Stored data entries
****************************************
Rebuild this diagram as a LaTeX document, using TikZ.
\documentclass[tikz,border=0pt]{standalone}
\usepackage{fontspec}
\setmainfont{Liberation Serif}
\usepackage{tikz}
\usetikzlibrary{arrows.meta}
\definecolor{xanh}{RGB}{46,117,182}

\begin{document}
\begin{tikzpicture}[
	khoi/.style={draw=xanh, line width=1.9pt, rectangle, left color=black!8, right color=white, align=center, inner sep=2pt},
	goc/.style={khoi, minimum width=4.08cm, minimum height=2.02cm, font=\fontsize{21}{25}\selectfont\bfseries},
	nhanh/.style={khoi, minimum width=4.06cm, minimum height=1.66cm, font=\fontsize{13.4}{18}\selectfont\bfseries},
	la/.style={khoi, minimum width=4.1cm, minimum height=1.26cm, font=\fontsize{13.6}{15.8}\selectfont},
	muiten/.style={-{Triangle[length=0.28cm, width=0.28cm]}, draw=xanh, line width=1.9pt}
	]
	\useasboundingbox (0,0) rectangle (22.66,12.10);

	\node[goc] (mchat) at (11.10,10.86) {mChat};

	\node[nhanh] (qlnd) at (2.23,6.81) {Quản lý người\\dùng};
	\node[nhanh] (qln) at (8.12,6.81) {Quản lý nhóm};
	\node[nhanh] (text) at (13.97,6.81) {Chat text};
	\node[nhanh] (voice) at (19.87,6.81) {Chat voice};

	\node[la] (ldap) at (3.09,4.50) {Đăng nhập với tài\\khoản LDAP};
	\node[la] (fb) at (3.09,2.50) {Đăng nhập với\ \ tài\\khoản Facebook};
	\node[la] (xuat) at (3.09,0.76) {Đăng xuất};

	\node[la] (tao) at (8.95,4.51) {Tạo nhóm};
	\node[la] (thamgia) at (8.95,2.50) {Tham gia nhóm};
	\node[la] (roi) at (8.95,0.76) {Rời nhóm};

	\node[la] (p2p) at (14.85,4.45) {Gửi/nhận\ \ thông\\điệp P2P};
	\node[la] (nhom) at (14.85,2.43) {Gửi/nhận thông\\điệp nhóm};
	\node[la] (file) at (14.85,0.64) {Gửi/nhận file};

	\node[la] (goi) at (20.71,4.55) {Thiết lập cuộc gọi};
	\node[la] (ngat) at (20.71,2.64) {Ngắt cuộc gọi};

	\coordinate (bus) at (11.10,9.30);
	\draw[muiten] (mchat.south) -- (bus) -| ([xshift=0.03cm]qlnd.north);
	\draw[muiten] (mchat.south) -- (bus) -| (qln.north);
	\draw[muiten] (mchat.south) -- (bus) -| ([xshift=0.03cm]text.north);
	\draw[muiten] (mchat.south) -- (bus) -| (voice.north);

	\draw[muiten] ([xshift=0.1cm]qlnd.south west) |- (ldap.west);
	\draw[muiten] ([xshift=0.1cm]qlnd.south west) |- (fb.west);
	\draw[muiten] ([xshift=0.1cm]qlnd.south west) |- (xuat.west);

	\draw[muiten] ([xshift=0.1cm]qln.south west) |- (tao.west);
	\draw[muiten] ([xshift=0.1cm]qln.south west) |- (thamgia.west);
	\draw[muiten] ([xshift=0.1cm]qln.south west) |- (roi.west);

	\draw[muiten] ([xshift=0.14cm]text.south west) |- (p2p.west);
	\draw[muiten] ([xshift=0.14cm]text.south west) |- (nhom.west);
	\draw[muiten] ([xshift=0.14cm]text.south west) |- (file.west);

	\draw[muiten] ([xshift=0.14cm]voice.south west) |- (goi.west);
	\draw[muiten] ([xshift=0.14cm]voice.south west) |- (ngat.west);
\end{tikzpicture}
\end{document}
****************************************
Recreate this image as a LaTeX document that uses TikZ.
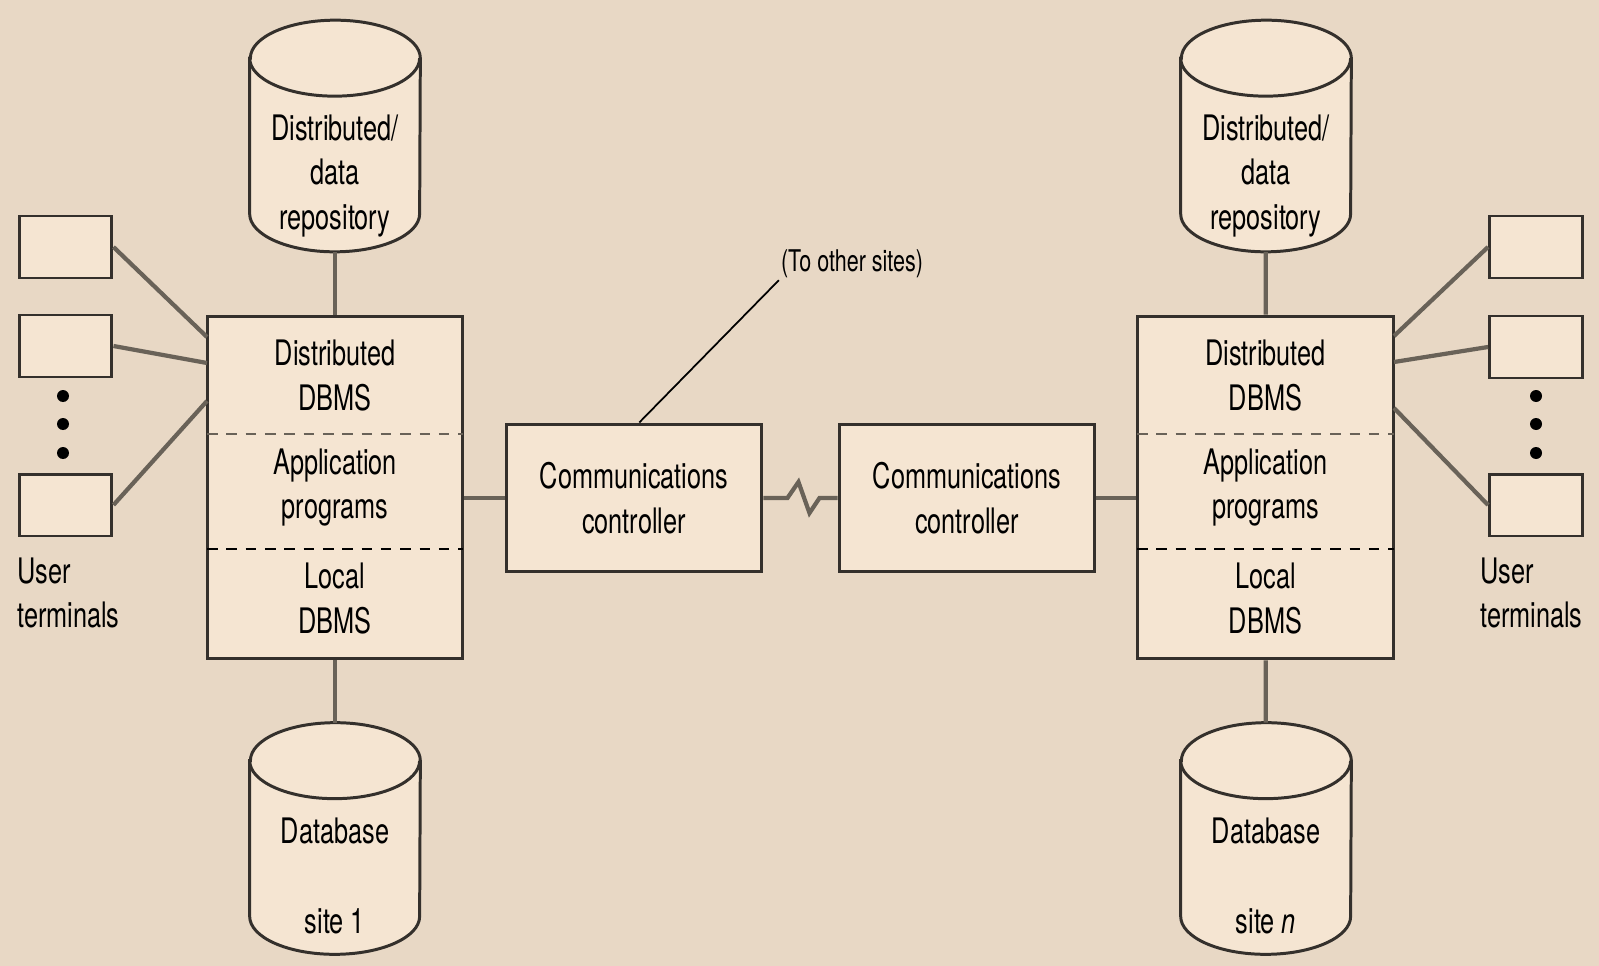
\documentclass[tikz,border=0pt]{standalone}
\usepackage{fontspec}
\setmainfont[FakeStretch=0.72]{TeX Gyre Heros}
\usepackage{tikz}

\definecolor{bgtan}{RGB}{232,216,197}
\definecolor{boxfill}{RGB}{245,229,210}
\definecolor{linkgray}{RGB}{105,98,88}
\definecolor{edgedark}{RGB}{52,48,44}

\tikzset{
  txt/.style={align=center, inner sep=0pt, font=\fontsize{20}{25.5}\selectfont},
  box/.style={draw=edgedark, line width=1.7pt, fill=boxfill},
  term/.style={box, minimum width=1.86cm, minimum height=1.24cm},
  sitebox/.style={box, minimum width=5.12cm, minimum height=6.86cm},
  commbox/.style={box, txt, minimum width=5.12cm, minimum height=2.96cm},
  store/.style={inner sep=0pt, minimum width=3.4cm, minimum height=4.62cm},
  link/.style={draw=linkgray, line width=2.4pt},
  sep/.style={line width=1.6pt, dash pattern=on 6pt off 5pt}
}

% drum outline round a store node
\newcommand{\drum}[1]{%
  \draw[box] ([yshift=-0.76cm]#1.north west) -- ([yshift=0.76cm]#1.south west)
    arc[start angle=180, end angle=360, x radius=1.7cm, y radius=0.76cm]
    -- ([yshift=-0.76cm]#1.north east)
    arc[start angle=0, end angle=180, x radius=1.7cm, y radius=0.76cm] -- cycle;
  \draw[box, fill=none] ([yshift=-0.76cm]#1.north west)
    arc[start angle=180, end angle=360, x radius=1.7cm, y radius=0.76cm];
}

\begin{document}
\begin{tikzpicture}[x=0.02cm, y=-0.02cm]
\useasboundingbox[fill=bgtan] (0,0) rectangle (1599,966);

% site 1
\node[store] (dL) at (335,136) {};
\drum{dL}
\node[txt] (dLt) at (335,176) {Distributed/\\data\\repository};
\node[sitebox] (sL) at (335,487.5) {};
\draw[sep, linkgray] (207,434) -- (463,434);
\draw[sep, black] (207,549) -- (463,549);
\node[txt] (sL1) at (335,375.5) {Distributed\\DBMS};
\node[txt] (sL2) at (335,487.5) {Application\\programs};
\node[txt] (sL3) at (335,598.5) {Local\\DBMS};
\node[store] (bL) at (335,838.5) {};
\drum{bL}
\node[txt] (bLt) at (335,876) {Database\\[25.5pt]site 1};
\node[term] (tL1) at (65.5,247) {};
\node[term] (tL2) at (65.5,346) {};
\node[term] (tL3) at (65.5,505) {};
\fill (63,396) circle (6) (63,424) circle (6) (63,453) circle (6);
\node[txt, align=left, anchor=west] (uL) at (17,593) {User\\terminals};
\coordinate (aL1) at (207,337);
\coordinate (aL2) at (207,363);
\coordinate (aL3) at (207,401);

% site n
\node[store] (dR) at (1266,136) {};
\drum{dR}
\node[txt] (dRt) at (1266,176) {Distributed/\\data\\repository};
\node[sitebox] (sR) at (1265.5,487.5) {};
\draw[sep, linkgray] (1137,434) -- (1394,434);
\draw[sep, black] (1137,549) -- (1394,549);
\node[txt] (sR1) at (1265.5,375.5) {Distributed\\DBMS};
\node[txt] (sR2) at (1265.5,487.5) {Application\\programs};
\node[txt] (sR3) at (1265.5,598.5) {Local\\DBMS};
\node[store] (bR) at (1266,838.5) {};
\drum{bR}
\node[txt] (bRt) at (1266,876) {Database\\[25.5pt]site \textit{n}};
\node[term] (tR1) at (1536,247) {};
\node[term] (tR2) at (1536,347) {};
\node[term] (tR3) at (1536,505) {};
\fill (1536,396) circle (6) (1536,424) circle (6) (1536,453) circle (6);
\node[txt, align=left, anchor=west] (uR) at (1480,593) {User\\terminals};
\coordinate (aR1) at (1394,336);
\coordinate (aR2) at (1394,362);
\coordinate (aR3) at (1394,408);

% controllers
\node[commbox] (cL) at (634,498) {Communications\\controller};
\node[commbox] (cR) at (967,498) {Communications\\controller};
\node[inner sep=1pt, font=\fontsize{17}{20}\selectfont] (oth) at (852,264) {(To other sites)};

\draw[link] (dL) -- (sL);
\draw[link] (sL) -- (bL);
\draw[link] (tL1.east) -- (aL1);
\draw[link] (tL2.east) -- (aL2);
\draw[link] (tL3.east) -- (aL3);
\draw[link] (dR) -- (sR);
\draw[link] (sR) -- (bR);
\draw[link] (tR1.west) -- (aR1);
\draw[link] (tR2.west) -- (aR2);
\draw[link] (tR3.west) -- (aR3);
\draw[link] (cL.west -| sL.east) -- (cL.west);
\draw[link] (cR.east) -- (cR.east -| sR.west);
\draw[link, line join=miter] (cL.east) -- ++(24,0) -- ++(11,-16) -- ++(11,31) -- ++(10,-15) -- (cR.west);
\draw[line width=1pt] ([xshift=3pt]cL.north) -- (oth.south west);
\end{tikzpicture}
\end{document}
****************************************
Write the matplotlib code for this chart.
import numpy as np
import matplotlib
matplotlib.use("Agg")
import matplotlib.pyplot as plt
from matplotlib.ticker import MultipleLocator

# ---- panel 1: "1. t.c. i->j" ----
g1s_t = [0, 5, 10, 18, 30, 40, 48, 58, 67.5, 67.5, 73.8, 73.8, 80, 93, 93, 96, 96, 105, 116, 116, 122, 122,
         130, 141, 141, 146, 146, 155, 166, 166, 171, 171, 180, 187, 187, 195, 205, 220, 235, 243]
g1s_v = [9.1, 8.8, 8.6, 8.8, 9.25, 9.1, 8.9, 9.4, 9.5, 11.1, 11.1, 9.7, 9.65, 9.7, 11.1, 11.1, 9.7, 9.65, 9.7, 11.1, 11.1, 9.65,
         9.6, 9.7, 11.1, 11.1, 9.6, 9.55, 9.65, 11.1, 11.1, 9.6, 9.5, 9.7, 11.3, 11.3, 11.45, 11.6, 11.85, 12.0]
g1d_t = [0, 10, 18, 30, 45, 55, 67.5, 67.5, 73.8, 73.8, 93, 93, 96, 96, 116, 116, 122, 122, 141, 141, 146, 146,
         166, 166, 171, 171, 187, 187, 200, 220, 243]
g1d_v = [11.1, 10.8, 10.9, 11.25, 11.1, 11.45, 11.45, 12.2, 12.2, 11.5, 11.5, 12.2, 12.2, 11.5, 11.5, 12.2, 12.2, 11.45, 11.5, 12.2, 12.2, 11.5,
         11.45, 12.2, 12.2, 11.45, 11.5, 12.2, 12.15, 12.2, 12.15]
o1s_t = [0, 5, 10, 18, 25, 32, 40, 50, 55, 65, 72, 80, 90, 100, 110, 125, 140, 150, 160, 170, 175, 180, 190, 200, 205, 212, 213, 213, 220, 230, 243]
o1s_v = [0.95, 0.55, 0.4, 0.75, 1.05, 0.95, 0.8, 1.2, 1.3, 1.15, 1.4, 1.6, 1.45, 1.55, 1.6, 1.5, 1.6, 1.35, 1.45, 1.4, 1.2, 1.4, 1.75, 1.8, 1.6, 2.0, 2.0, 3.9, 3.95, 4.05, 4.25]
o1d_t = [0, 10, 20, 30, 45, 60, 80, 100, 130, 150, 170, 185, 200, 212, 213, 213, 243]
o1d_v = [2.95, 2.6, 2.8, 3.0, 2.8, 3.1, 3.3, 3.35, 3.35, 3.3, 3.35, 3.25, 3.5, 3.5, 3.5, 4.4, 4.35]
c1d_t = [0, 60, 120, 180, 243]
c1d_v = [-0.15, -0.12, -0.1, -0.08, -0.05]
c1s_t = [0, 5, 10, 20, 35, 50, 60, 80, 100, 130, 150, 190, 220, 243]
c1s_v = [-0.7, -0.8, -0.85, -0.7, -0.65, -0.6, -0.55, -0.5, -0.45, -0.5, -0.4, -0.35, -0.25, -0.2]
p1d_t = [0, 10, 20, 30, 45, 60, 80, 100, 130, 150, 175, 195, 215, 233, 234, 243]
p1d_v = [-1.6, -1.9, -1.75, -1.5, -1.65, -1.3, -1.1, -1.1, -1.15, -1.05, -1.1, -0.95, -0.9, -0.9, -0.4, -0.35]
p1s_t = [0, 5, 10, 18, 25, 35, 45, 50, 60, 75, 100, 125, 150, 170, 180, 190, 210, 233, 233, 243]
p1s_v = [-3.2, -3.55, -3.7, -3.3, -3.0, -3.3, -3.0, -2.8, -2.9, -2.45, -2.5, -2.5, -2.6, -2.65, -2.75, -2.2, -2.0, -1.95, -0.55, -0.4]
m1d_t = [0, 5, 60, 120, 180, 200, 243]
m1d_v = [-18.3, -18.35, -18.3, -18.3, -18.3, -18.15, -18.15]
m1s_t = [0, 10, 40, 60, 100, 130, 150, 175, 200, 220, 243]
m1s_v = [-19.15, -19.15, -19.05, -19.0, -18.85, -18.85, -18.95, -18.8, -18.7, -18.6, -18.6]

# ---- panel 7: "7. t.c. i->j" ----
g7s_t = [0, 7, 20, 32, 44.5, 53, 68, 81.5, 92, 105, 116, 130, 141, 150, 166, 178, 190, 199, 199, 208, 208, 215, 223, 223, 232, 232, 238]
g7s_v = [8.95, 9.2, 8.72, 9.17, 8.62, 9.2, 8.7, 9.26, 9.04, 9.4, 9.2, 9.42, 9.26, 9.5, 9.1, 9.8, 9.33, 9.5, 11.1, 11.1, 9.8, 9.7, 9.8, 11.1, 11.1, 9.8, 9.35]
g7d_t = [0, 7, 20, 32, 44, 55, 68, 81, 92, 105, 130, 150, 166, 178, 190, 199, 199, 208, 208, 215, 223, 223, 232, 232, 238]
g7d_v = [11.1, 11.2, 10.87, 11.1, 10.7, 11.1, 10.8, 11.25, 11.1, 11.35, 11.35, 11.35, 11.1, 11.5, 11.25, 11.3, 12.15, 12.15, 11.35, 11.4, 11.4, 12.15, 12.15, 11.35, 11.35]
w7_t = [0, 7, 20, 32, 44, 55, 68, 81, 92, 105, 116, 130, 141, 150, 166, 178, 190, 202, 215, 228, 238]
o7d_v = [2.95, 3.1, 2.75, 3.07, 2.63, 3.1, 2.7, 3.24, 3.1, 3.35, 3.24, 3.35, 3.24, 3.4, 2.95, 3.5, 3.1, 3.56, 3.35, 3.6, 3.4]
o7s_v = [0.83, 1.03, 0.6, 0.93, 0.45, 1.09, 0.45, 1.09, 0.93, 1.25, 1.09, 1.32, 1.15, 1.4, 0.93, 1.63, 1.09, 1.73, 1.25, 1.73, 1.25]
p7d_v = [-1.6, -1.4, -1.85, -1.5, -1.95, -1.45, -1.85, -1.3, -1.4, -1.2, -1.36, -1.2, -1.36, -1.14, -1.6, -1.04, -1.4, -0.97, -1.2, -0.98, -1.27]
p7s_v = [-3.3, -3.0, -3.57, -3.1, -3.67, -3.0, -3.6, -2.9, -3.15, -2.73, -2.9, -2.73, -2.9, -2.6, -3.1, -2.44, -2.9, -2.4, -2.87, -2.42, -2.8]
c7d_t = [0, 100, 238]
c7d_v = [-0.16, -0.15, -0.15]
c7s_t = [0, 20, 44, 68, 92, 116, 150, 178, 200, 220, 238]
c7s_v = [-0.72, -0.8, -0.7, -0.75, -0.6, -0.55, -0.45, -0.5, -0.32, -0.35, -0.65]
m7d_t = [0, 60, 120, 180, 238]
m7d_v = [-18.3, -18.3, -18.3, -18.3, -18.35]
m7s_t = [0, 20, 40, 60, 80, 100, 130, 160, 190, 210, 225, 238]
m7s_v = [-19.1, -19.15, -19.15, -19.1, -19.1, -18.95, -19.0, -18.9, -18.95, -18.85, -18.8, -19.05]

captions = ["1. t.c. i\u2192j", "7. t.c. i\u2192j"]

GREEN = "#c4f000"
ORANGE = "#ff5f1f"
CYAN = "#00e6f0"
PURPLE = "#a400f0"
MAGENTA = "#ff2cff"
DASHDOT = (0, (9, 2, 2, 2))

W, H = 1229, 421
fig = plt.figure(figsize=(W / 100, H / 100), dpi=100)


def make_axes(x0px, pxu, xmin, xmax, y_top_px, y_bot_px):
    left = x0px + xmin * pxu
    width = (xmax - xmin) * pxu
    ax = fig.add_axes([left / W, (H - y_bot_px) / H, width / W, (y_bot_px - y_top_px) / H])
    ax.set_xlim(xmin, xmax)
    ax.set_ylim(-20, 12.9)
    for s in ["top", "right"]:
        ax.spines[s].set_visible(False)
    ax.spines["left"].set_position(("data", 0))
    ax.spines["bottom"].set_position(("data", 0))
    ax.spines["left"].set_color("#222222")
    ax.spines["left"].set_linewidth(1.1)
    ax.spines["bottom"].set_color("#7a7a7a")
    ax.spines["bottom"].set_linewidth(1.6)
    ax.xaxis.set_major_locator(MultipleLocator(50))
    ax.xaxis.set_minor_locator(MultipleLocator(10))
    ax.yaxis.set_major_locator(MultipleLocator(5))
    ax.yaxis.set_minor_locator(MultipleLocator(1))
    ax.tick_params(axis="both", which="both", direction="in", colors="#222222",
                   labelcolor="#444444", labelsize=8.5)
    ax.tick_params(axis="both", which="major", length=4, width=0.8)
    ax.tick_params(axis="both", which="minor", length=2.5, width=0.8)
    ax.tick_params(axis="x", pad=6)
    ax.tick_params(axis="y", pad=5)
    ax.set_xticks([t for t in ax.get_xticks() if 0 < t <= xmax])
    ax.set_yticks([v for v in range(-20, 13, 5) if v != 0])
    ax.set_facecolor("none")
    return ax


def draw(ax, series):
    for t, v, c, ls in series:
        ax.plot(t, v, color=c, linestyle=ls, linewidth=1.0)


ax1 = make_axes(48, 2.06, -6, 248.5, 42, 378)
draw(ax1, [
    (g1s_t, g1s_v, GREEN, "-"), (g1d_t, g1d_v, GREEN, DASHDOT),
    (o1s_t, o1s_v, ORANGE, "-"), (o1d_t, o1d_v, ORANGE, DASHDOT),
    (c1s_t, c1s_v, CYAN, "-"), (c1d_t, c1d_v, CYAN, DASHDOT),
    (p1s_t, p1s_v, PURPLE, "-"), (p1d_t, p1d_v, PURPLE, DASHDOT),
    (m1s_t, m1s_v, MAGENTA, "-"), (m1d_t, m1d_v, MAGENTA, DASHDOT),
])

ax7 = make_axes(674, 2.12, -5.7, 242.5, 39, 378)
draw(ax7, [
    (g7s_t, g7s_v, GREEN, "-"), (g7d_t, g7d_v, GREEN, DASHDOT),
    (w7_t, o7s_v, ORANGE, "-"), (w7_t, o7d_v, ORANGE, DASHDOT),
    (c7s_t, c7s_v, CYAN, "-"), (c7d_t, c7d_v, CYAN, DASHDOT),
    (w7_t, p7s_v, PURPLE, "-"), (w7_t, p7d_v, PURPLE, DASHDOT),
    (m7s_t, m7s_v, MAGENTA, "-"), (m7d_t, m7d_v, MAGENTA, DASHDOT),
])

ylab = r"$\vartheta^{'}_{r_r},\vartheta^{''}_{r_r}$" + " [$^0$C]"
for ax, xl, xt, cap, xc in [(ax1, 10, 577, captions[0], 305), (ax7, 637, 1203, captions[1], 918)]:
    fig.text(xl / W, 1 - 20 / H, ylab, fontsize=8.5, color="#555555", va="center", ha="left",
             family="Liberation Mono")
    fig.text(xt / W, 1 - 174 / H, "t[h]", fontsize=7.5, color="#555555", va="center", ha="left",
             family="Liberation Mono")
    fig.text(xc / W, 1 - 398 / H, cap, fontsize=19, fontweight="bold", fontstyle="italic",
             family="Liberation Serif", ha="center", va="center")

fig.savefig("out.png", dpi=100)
****************************************
Starting with the line that contains "Write the matplotlib code for this chart.", repeat each line exactly, and stop once the line that contains "from matplotlib.ticker import MultipleLocator" has been repeated.

◆ **Written answer**:
Write the matplotlib code for this chart.
import numpy as np
import matplotlib
matplotlib.use("Agg")
import matplotlib.pyplot as plt
from matplotlib.ticker import MultipleLocator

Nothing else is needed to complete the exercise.